What has been lacking has been the leadership to seize the moment as Alex was so skilled at doing. It’s why as the clocks chimed this Hogmanay many had a tear in their eyes toasting absent friends – but also made a new year resolution to redouble efforts and deliver Alex’s dream.
The better Britain which he and many of us were born into has long passed. History cannot and should not be rewritten. It was Attlee’s government which brought in so much in the lee of a country devastated by war. Despite the many challenges, the NHS, a welfare state, critical infrastructure and vital state services in public hands were all delivered.
It was a time of optimism with a collective belief that it might take time but things would improve. Even Tory administrations which followed bought into that.
But then came Thatcher, her New Labour spawn and the age of austerity. Now we have a Labour government which isn’t even a shadow of Attlee’s, instead following the lead of administrations which collectively dismantled so much of what was integral to creating that better society.
In 2014, people in Scotland were told remaining in the Union would continue that better Britain – indeed enhance it – and the country should come along on the journey. Our European Union membership was assured; the broad shoulders of the UK there to sustain and support us in the good times and the bad; the pound sterling a rock for our economy, and Britain to be a force for good in the world.
The reality is that we’ve been dragged out of the EU against our democratic expression and not even access to the single market provided for. HMS Brexit has crashed the UK economy upon the rocks, with Scots suffering along with everyone else, yet denied rights that Northern Ireland has obtained.
The pound, far from soaring, has declined, as the manufacturing industry, fishers and farmers and even tourists have found to their cost. The “Britain a force for good” pledge, expressed shamelessly by both Tory and Labour governments, has been shown to be craven hypocrisy.

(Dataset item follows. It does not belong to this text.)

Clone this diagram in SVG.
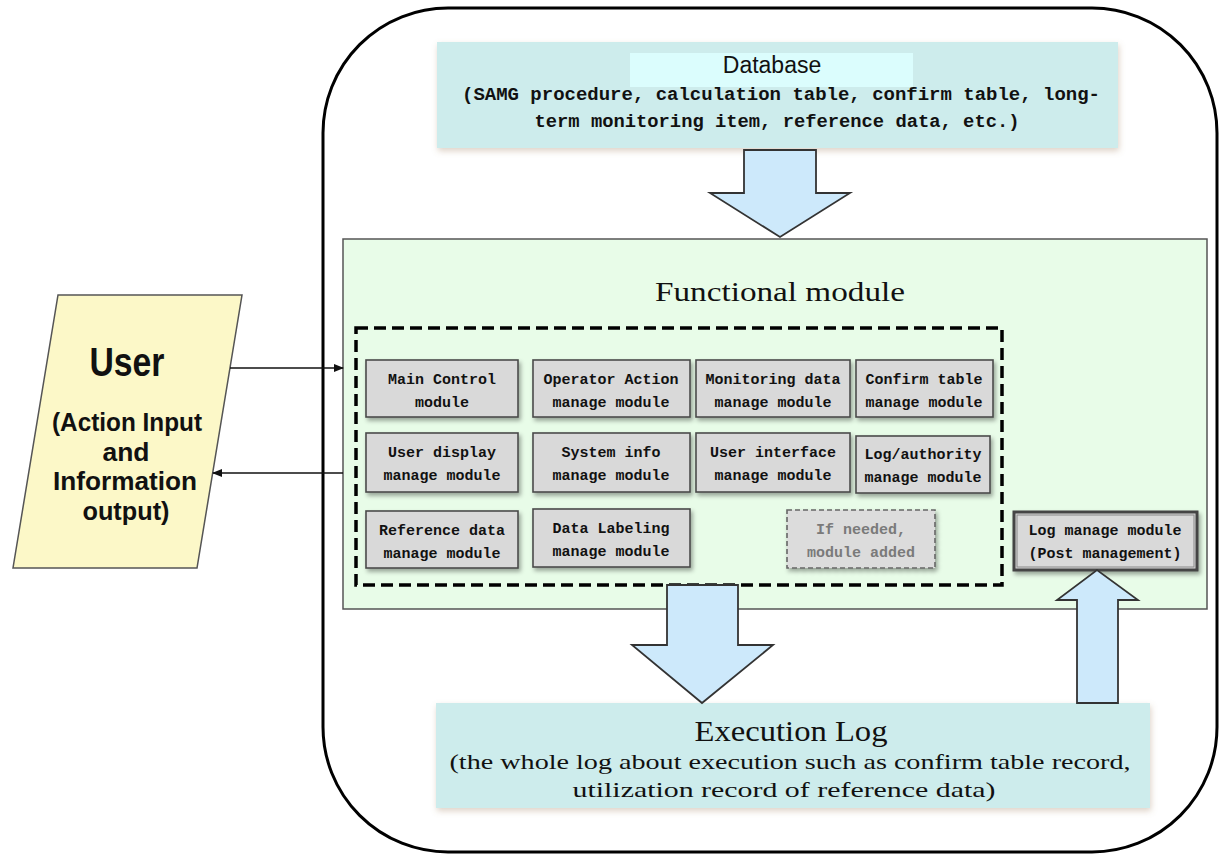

A genocide is happening in Gaza the likes of which seemed unimaginable to generations who grew up in a time where parents and grandparents had fought to eradicate such horrors, and where the UK is complicit, not simply silent.
Even before the UK’s latest lurch rightwards, Alex believed that Scotland should be a nation. For him it was not just an economic argument. His love of Scottish history saw him dream of nationhood once again. But he recognised that to win the argument more widely it had to be about more than just espousing independence or chanting freedom.
Our constitutional situation required to be linked to where we were heading if we remained in the UK and the better Scotland that awaited if we struck out on our own.
That was what Alex sought to articulate throughout his life and most especially in 2014 – the threat to our NHS, the bairns before bombs, the looming spectre of Johnson and his ilk, and most of all, the damage to our economy and society. All of which the naysayers jeered has come to pass.
As Alex argued, the tragedy of Scotland is not how bad things are but how much better they should be. For a land blessed with so much, we have delivered so little. Oil and gas for several generations and now a renewable revolution, yet fuel poverty is endemic and the manufacturing industry is being crippled by high energy costs.
Emigration continues to blight us and immigration is needed. Any Scot can look at old class photos at new year and see many now furth of their native land. And as so often during our history not forcibly cleared but forced to leave all the same for opportunity denied them at home or sadly sometimes even just for a job.
Scotland can do so much better than this, as Ireland, Norway and other nations show. Independence is about escaping an ever-worsening right-wing UK but also explaining the better society and economy that independence provides.
We no longer have our leader and friend but we know what he wanted and can continue on his path to achieve it. It’s not just independence and nothing less but independence for the society and economy we need and want.